We can look at a case like that of Banaz Mahmod (above) as an example of how these prejudices and acceptance of our own internalized misogyny can affect women in genuine need of assistance.

Mahmod was a 20-year-old woman living in the UK, and in 2006 she was raped and strangled to death by three men under the orders of her father and uncle. The police in her area did very little to help her, even after she seeked them out for help multiple times. They did not grasp the severity and realness of her claims. This willful ignorance of what was happening to her is the same ignorance that allows for these acts to continue today.

A lot of this ignorance comes from the miseducation surrounding the matter. These misogynistic ideals are deeply rooted with many, if not all, cultures, around the world. These beliefs are so deeply rooted, that even in death the women who are killed are very rarely seen as the victims of their situation. Their death is viewed as necessary for the sake of the family, or the honor of the man. So, as is custom with many honor killings, most women killed in this way are buried in unmarked graves–an ultimate sign of dishonor and disrespect to the person buried there. Not only do the graves remain unmarked, they also are not allowed to be visited openly by the family of the deceased.

The stigma surrounding these women and their deaths allows for a certain light to be shed on the seriousness of this issue. However it also showcases just how quickly we try to draw the line between “us and them” in terms of ways of living and culture. It is this unwillingness to view our own culpability in the issue that allows for women to continue to fall victim to these acts of violence.

Across the board, it is stated that many of these killings go unreported or are misunderstood by the local authorities. For example, Banaz Mahmod reached out to her local police almost three months before she was killed to report five separate claims of both her father and uncle threatening her life. However the office that was supposed to help her instead deemed her manipulative and melodramatic–writing the situation off as nothing and leaving her in the hands of people who wanted her dead.
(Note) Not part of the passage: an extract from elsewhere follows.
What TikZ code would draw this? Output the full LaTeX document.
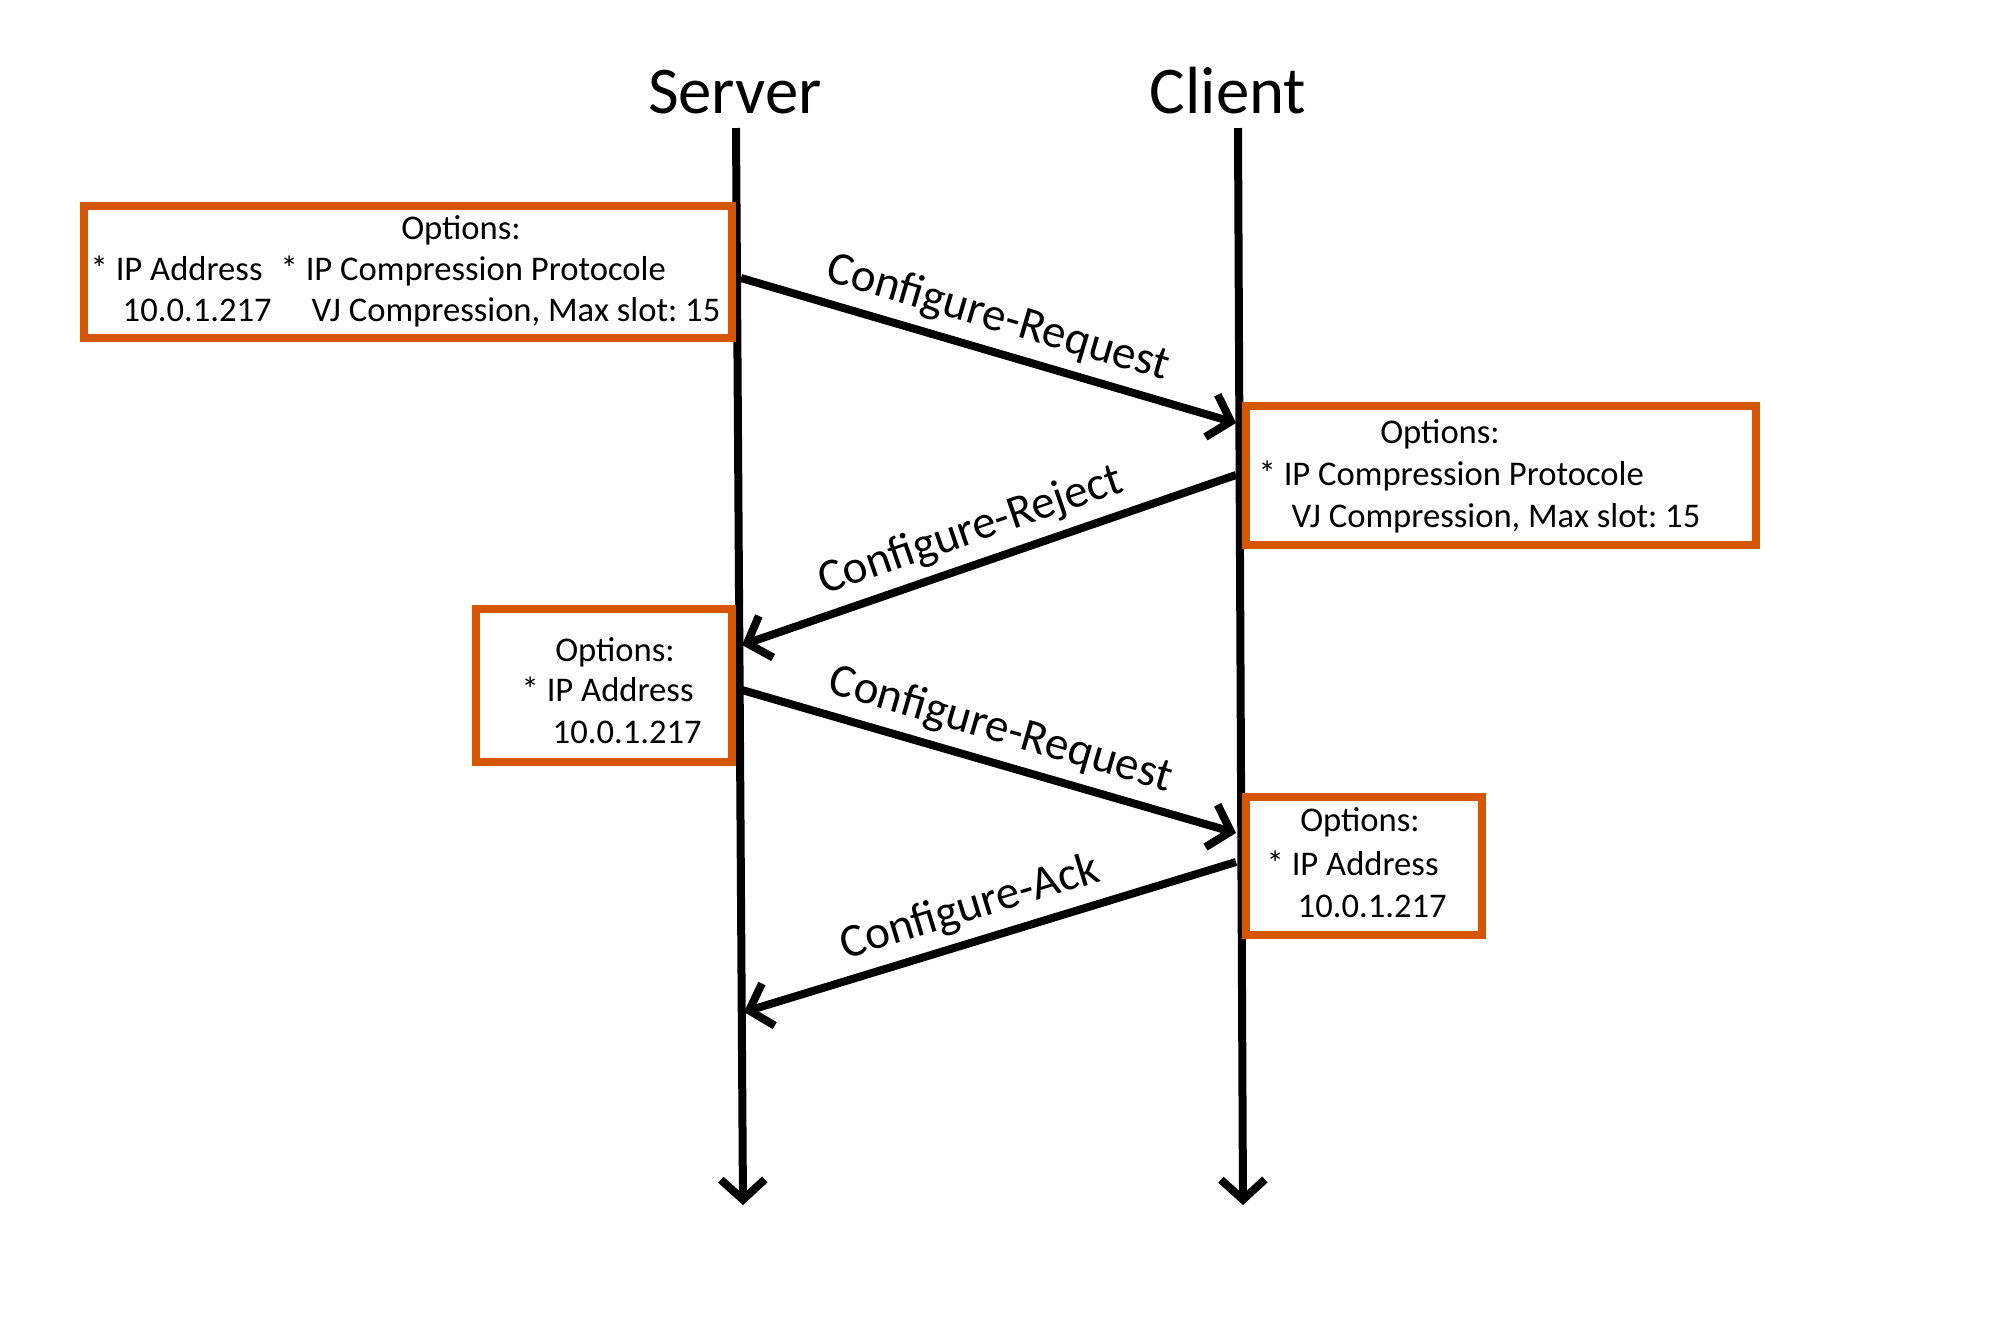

It appears that the criminal justice system fails to grasp the situations at hand when dealing with these killings. If they are not understood for what they truly are, honor killings, they can not be handled and addressed in a proper way. Women will continue to die all over the globe, and very few men will actually be held responsible for it.

There is no honor in these actions of violence against women, and allowing men to believe that there is can have fatal consequences for women everywhere. I believe that in order to fix this problem, we must actively choose to educate the boys and men in our communities on the dangers of devaluing and objectifying women. It is not an issue that will be fixed overnight as it has deep roots within our broader human culture. We will have to learn to dismantle these ways of thinking and living within ourselves everyday until women no longer have to fear or share their fear of gruesome and too-soon deaths at the hands of men.